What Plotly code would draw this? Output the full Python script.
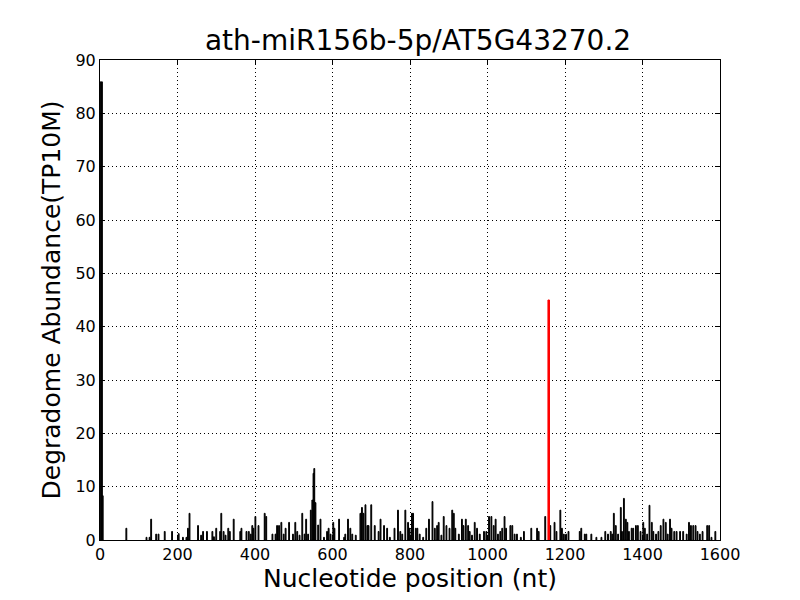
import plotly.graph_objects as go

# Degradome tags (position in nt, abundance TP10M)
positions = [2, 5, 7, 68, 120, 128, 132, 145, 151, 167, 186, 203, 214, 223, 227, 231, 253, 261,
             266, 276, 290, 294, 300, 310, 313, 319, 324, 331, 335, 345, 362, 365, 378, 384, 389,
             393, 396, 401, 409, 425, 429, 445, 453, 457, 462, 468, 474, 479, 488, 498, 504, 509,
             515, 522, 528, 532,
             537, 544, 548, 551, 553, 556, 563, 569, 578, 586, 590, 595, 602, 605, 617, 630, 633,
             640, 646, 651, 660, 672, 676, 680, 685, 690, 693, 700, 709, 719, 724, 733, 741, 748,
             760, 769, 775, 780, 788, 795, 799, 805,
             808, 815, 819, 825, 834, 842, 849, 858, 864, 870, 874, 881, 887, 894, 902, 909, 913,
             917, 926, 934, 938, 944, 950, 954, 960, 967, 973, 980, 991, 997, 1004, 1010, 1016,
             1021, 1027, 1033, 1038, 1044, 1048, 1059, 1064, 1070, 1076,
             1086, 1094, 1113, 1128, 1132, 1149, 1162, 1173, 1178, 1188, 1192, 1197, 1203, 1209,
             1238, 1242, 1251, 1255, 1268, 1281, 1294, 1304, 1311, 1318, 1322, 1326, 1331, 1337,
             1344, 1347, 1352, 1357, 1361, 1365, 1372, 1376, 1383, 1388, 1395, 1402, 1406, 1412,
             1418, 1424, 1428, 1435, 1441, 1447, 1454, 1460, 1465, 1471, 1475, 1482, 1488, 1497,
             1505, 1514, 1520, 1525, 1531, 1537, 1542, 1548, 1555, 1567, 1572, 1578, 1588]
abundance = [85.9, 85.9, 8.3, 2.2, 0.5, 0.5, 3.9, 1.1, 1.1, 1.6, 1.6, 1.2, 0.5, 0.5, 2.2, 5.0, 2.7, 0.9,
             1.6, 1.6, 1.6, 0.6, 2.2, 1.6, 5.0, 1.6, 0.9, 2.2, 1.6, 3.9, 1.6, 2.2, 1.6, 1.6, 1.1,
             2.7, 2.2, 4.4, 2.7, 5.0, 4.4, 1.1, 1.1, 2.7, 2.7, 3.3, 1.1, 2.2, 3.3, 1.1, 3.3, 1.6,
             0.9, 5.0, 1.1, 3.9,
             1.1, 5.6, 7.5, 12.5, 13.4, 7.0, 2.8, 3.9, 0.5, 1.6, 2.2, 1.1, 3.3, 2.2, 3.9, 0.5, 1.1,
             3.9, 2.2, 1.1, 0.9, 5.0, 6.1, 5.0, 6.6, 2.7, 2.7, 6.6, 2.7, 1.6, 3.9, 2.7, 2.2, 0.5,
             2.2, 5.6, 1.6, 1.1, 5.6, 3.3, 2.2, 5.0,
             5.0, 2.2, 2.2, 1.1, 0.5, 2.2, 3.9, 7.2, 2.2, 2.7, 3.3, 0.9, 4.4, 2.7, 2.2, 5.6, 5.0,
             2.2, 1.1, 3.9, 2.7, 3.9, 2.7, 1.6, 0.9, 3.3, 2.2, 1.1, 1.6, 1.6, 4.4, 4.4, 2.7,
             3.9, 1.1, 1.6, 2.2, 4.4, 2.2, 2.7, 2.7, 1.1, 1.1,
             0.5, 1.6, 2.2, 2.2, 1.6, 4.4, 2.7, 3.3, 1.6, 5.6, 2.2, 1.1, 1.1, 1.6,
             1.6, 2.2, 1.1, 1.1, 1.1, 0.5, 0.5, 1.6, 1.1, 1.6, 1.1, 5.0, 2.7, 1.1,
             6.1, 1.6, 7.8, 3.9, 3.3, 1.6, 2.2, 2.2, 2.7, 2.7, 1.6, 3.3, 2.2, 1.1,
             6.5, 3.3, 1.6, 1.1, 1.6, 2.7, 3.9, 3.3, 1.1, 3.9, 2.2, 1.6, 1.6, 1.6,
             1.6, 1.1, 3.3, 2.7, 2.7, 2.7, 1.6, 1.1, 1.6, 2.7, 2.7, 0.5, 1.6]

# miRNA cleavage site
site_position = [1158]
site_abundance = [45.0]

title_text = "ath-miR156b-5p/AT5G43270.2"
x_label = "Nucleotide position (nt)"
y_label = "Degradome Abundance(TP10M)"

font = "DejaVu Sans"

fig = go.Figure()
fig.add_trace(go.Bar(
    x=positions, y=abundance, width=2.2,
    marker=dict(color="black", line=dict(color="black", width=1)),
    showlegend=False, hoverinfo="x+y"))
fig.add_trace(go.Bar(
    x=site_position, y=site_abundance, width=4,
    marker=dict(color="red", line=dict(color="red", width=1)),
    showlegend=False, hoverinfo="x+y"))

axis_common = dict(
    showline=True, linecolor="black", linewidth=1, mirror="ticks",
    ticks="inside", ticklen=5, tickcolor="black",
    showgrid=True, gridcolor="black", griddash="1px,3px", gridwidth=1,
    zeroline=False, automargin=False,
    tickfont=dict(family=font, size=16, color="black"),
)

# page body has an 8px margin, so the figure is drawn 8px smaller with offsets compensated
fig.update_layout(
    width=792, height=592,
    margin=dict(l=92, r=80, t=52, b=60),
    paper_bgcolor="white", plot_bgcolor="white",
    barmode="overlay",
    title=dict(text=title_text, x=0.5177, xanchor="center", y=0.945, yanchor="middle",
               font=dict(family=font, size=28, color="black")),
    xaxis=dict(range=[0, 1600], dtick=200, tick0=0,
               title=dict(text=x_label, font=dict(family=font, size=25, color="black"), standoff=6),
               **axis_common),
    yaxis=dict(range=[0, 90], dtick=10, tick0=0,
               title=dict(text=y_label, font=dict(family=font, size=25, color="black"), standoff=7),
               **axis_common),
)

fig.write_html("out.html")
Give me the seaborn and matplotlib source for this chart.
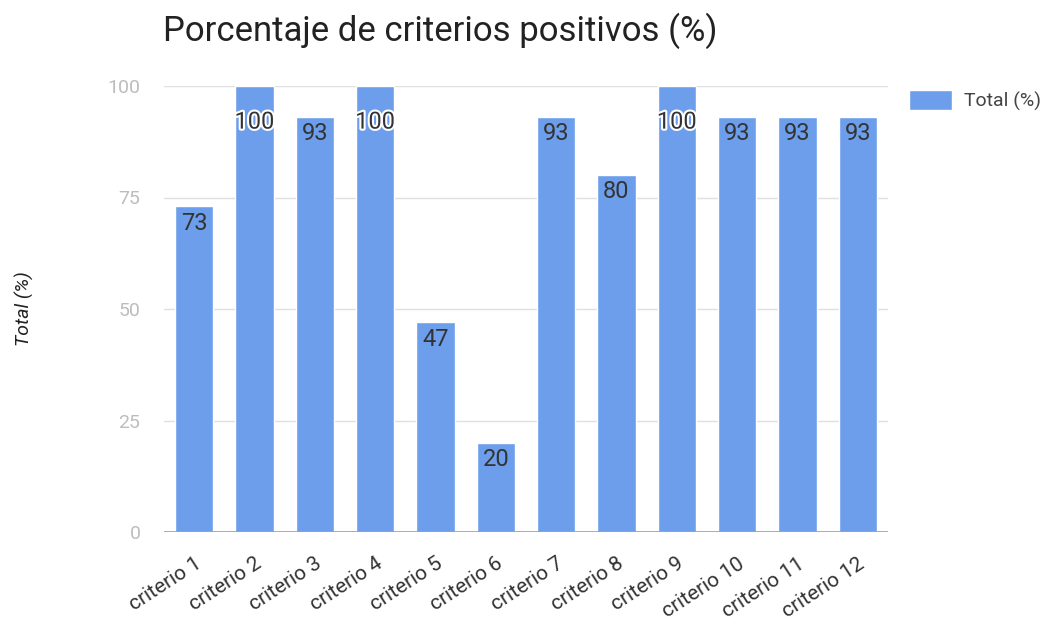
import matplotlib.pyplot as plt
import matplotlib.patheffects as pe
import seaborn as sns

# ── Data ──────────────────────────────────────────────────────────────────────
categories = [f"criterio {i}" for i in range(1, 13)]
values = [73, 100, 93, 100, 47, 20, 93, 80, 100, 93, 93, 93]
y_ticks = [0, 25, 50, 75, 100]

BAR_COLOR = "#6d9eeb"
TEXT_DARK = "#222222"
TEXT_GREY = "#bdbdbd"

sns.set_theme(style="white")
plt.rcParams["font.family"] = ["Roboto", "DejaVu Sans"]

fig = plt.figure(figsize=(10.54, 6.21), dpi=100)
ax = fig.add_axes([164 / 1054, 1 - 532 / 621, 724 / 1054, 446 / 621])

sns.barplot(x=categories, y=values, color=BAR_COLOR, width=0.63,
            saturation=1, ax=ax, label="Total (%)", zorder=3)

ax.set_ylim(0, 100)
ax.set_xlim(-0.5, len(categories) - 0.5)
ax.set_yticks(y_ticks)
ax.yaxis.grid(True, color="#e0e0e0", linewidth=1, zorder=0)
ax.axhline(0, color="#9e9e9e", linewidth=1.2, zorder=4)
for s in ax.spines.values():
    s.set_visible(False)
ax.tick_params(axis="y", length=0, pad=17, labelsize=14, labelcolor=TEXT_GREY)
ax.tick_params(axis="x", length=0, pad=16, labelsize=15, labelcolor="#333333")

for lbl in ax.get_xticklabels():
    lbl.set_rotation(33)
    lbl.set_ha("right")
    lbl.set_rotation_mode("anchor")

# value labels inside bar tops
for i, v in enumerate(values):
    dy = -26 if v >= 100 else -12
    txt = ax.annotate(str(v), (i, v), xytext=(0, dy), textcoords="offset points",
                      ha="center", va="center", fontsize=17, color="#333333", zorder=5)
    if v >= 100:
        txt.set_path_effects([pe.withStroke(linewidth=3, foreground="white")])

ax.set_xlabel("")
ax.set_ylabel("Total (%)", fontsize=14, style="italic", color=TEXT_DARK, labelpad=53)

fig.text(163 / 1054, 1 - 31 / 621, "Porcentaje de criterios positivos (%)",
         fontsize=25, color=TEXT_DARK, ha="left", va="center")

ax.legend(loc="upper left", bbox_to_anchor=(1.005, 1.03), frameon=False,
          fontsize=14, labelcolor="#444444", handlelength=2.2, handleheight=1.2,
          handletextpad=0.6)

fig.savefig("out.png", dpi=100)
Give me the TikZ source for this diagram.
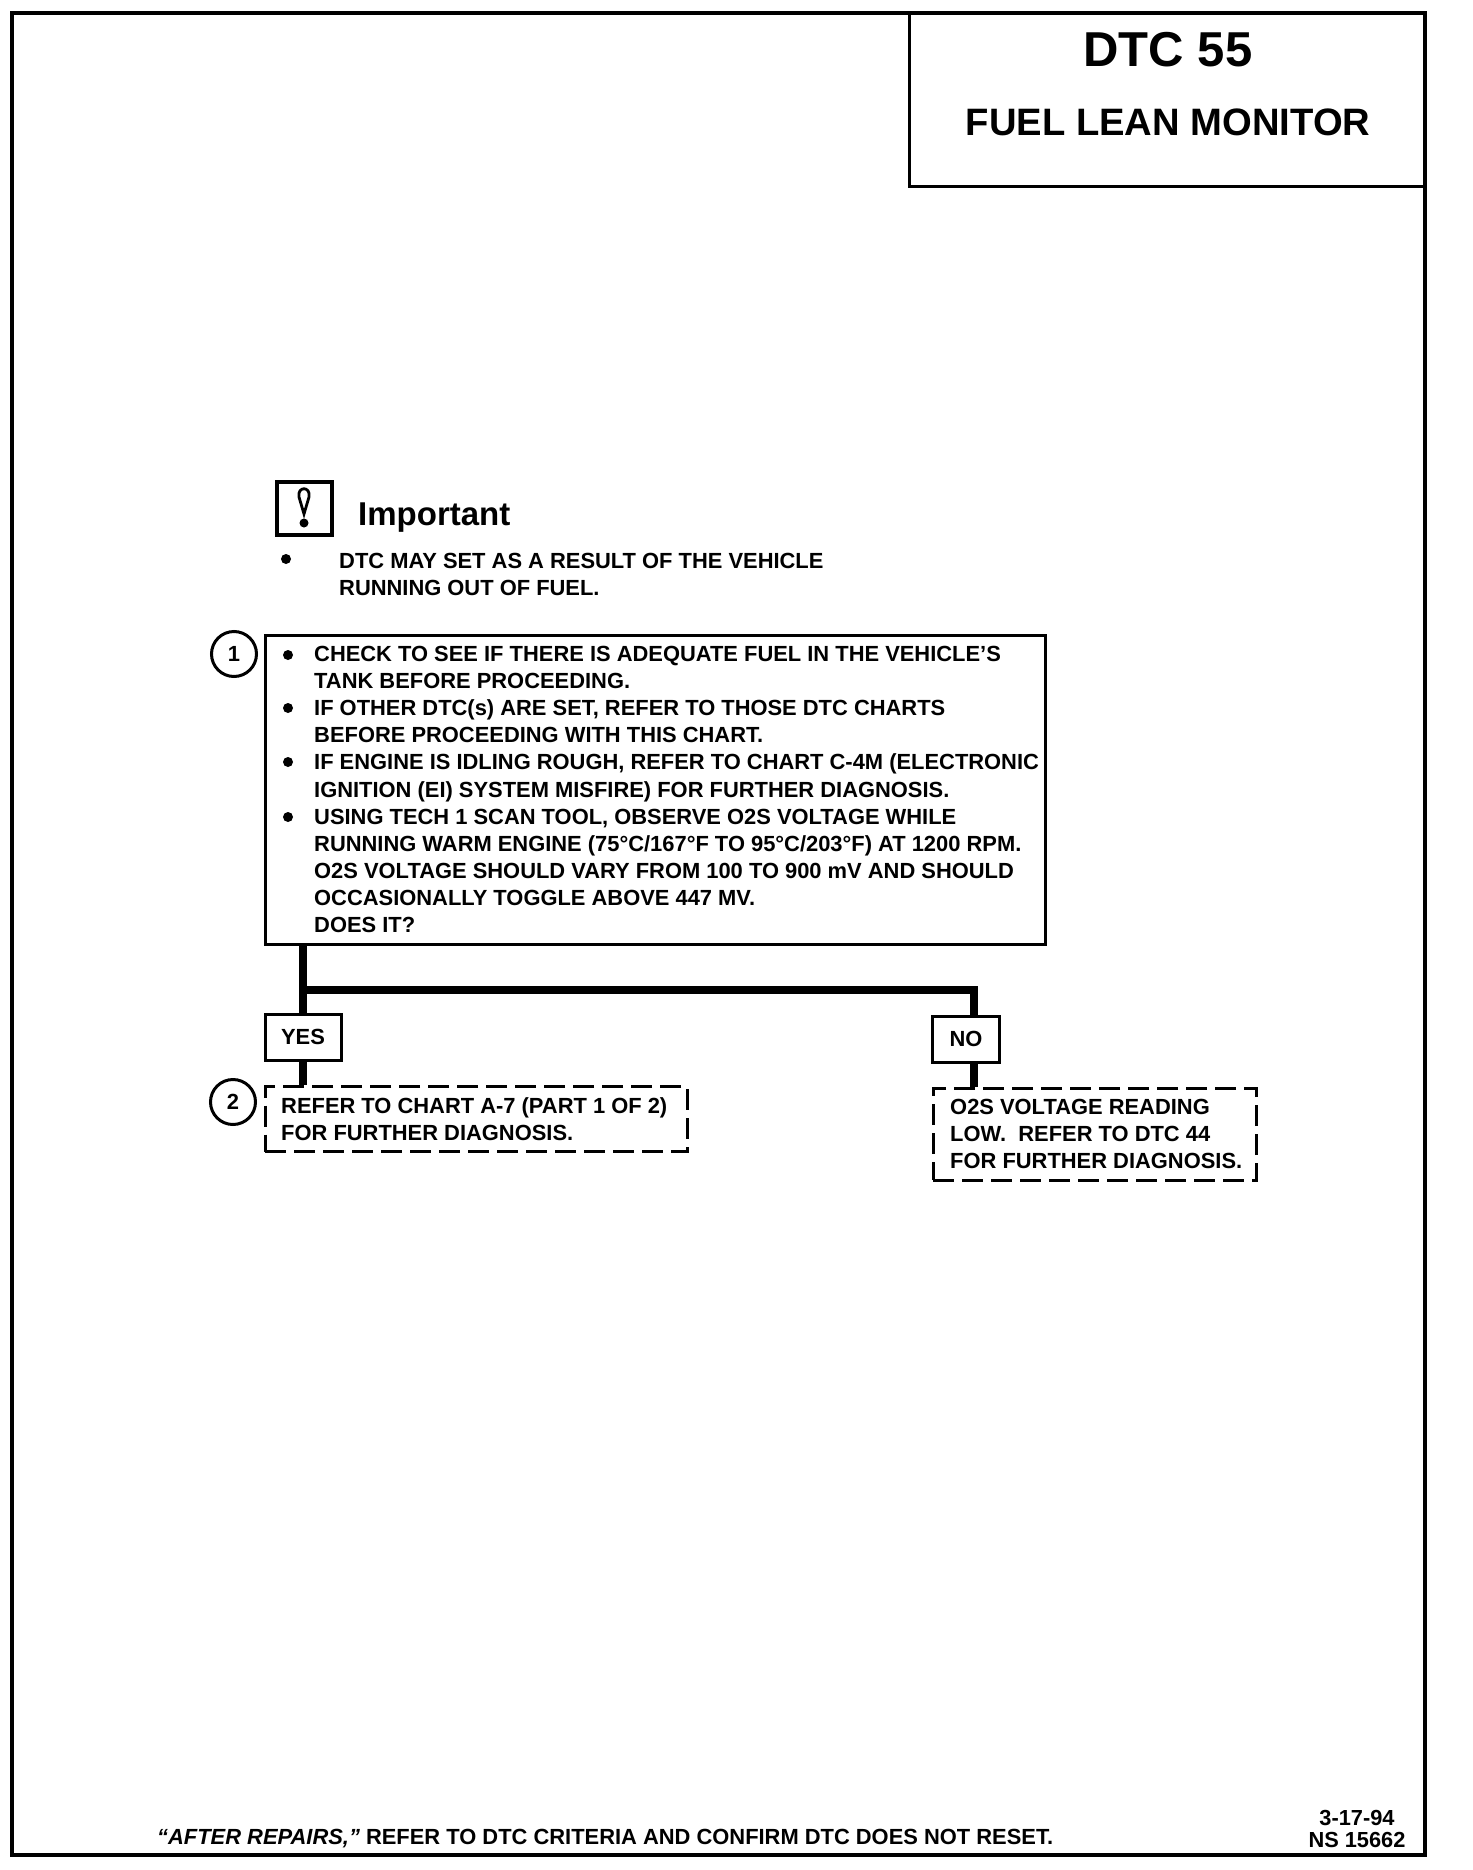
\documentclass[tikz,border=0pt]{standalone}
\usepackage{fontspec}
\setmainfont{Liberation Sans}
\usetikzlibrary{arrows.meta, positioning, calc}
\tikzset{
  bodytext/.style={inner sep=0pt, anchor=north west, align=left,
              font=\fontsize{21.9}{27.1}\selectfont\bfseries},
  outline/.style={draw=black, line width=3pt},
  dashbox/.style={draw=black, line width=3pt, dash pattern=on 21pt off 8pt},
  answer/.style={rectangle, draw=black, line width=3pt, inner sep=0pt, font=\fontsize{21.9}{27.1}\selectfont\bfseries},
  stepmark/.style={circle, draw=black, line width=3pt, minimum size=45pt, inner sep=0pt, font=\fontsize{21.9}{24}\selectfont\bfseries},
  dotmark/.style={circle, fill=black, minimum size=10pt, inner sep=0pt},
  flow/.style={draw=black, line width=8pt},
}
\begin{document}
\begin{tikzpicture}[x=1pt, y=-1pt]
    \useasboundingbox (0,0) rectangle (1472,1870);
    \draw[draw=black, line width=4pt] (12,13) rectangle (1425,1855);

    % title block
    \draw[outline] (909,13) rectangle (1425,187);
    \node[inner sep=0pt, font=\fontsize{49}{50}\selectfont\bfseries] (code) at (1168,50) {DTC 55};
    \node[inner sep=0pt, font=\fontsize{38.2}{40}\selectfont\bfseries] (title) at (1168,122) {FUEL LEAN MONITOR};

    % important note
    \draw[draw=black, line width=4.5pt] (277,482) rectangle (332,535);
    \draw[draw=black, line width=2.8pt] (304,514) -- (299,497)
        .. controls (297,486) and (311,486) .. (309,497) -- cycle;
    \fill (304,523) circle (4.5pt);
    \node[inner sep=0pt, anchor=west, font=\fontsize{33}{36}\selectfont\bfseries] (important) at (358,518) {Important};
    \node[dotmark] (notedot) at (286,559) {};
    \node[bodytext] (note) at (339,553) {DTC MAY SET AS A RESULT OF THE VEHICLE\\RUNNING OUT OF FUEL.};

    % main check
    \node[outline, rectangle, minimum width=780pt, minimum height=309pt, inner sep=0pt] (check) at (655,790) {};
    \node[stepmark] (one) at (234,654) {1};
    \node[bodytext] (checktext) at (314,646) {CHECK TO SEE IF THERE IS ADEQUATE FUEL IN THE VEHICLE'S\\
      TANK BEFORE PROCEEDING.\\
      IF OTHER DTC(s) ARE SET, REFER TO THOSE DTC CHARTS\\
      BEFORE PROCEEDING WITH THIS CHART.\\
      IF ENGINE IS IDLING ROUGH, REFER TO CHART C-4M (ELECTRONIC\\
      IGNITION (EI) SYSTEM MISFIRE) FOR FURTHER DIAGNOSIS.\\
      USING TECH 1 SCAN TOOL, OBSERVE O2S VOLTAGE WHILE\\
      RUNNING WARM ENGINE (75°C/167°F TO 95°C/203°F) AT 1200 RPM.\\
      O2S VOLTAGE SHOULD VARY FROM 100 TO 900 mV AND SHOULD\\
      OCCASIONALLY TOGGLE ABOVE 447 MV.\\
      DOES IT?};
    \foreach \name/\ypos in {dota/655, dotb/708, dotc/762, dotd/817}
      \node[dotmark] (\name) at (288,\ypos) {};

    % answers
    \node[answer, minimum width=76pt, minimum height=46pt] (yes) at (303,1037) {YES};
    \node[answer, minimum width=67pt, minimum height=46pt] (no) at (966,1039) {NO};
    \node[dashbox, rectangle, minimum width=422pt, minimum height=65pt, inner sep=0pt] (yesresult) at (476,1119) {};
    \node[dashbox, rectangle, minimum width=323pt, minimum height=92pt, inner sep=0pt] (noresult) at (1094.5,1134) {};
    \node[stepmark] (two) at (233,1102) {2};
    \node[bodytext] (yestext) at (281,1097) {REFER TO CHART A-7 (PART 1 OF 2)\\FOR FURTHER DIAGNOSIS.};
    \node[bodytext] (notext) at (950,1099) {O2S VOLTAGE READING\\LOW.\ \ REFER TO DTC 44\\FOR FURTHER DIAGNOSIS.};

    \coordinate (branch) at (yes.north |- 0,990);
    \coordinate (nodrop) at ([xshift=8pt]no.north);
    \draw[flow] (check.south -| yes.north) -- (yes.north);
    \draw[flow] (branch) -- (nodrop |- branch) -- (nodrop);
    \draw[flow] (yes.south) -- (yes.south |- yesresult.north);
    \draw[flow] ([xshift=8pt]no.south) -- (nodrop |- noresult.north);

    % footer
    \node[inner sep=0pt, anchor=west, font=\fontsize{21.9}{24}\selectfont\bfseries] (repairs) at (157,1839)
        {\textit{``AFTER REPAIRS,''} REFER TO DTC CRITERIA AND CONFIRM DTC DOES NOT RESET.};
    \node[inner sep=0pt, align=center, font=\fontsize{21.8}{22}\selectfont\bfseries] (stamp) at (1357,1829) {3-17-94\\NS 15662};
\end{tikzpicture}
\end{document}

▶ **Direction**: Please restate the material above line by line, exactly, beginning at its first line and ending with the line that contains "import plotly.graph_objects as go", without any pictures.

▶ **Written response**:
What Plotly code would draw this? Output the full Python script.
import plotly.graph_objects as go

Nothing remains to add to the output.